Full Self-Driving remains Tesla's most powerful narrative tool. Every quarter, Elon Musk reiterates that autonomy is imminent. The market has been pricing in this optionality for the better part of a decade. We are still waiting.
Waymo operates a commercial robotaxi service today in multiple US cities. Cruise, despite its setbacks, has resumed testing. Mobileye and Nvidia are supplying autonomous driving platforms to dozens of OEMs. The competitive field has expanded dramatically since Tesla first promised full autonomy. Tesla's vision-only approach, while technically elegant, has yet to demonstrate Level 4 capability in any regulated market.

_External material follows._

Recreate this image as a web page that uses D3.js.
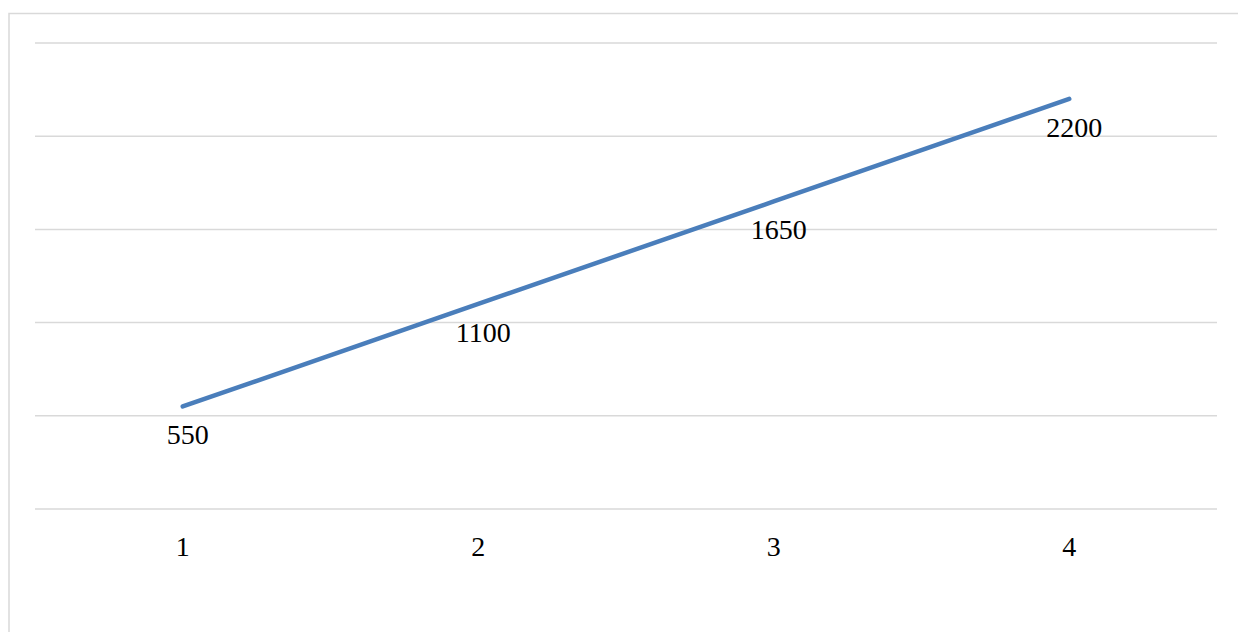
<!DOCTYPE html>
<html lang="en">
  <head>
    <meta charset="utf-8">
    <title>line chart</title>
    <script src="https://d3js.org/d3.v7.min.js"></script>
    <style>
      body { margin: 0; background: #fff; }
    </style>
  </head>
  <body>
  <script>

  // data
  var categories = ["1", "2", "3", "4"];
  var values = [550, 1100, 1650, 2200];
  var yTicks = [0, 500, 1000, 1500, 2000, 2500];

  var w = 1238;
  var h = 632;
  var margin = {top: 43, right: 21, bottom: 123, left: 35};
  var innerWidth = w - margin.left - margin.right;
  var innerHeight = h - margin.top - margin.bottom;

  var svg = d3.select("body")
    .append("svg")
      .attr("width", w)
      .attr("height", h);

  // chart border (runs off the right and bottom edges)
  svg.append("rect")
      .attr("x", 9)
      .attr("y", 13.5)
      .attr("width", w + 20)
      .attr("height", h + 20)
      .attr("fill", "white")
      .attr("stroke", "#d9d9d9")
      .attr("stroke-width", 1.5);

  var xScale = d3.scaleBand()
      .domain(categories)
      .range([0, innerWidth]);

  var yScale = d3.scaleLinear()
      .domain([0, 2500])
      .range([innerHeight, 0]);

  var g = svg.append("g")
      .attr("transform", `translate(${margin.left}, ${margin.top})`);

  // gridlines
  g.append("g")
      .attr("class", "grid")
    .selectAll("line")
    .data(yTicks)
    .enter().append("line")
      .attr("x1", 0)
      .attr("x2", innerWidth)
      .attr("y1", d => yScale(d))
      .attr("y2", d => yScale(d))
      .attr("stroke", "#d9d9d9")
      .attr("stroke-width", 1.5);

  // x axis labels
  var xAxis = d3.axisBottom(xScale).tickSize(0).tickPadding(27);
  var xg = g.append("g")
      .attr("transform", `translate(0, ${innerHeight})`)
      .call(xAxis);
  xg.select(".domain").remove();
  xg.selectAll("text")
      .attr("font-family", "Liberation Serif, Times New Roman, serif")
      .attr("font-size", 28)
      .attr("fill", "#000");

  var pts = values.map((v, i) => ({c: categories[i], v: v}));

  var line = d3.line()
      .x(d => xScale(d.c) + xScale.bandwidth() / 2)
      .y(d => yScale(d.v));

  g.append("path")
      .datum(pts)
      .attr("d", line)
      .attr("fill", "none")
      .attr("stroke", "#4a7ebb")
      .attr("stroke-width", 4.5)
      .attr("stroke-linecap", "round");

  // data labels below points
  g.append("g")
    .selectAll("text")
    .data(pts)
    .enter().append("text")
      .attr("x", d => xScale(d.c) + xScale.bandwidth() / 2 + 5)
      .attr("y", d => yScale(d.v) + 38)
      .attr("text-anchor", "middle")
      .attr("font-family", "Liberation Serif, Times New Roman, serif")
      .attr("font-size", 28)
      .attr("fill", "#000")
      .text(d => d.v);

  </script>
  </body>
</html>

The market appears to assign somewhere between $500 billion and $800 billion of Tesla's market cap to autonomous driving and robotaxi potential, based on sum-of-the-parts analyses from Wall Street. That is larger than the entire market capitalisation of Uber, Lyft, and every ride-hailing company on earth, combined. For a product that does not yet exist in commercial form and faces an uncertain regulatory pathway, the premium is, frankly, staggering.
The last time market expectations were this detached from delivered results was Cisco in early 2000. Cisco's products were real, its revenue was growing, and the internet was indeed transformative. The stock still lost 80% of its value when the multiple compressed.